Aarhus Vand (Denmark), Melbourne Water (Australia), and Severn Trent (UK) form a partnership to advance the future of environmentally friendly wastewater treatment. Partners will collaborate on developing technologies to reduce the carbon footprint of wastewater treatment sites to net-zero, sharing existing expertise, and establishing new international standards for measuring and reporting emissions.
A pioneering global collaboration of three major water companies is to be launched at the forthcoming World Water Congress & Exhibition in Copenhagen, setting out a mission to forge the next generation of sustainable wastewater management for customers, while reducing carbon emissions to net-zero by 2030.
Danish company Aarhus Vand, Australian water corporation Melbourne Water, and the UK’s Severn Trent, will join forces to co-create the development of technologies and innovations to make wastewater treatment greener, and begin to establish new international standards for measuring and reporting emissions, as the industry looks towards a carbon neutral future.
Together, the three companies have committed to work together to reduce their carbon emissions by around a million tonnes and aim to lead the green transformation of the sector. Through this worldleading collaboration the partners will build upon their experience, expertise, and innovation capacities on key complementary projects such as:
Severn Trent has begun trials on ground-breaking technologies that monitor, capture, and break down nitrous oxide - the water industry’s most potent greenhouse gas — using the power of sunlight. Severn Trent will also progress the use of artificial intelligence and machine learning to optimise its treatment works, reducing emissions, chemicals, and power usage.

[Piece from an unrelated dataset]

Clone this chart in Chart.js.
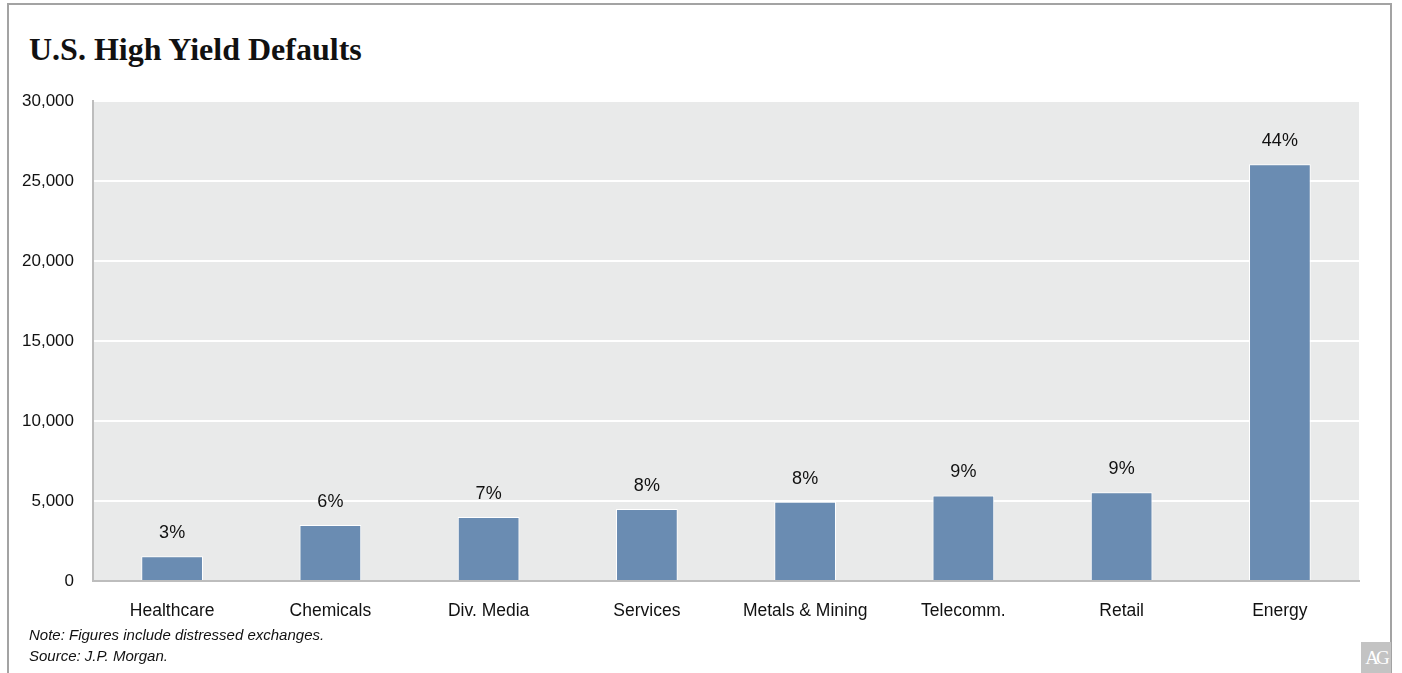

Melbourne Water has commenced a range of site-specific emission measurement initiatives to provide increased transparency of actual emissions and identify opportunities to reduce them. Sharing this knowhow across the industry will enable more utilities to better understand and reduce their emissions. Melbourne Water is also investigating how its wastewater treatment plants can be transformed to incorporate low emissions treatment technologies.
Aarhus Vand is currently developing a new sustainable sludge handling process, ‘digital twin’ technology (which uses simulation and machine learning to find the most optimal green processes), and Aarhus ReWater - a learning plan to determine where best to replace treatment technology with better, newer solutions.
Severn Trent has invested in a Resource Recovery and Innovation Centre which explores technologies to reduce and remove emissions - including Europe’s largest anaerobic treatment process that uses less air and energy and has less embedded carbon. The UK company is also using drones to detect methane as part of sector-leading trials to measure process emissions.
Melbourne Water has a long history of onsite renewable electricity generation, including harnessing biogas from our wastewater treatment plants, the power of water and gravity via mini-hydro throughout our water supply network and the Australian sun via the commissioning of two large scale solar facilities. This combined with procurement of renewable electricity will support Melbourne Water being 100% renewable by 2025.
Aarhus Vand already focuses on turning wastewater into green energy, creating liveable cities through climate adaption, and the active reduction of nitrous oxide and methane emissions.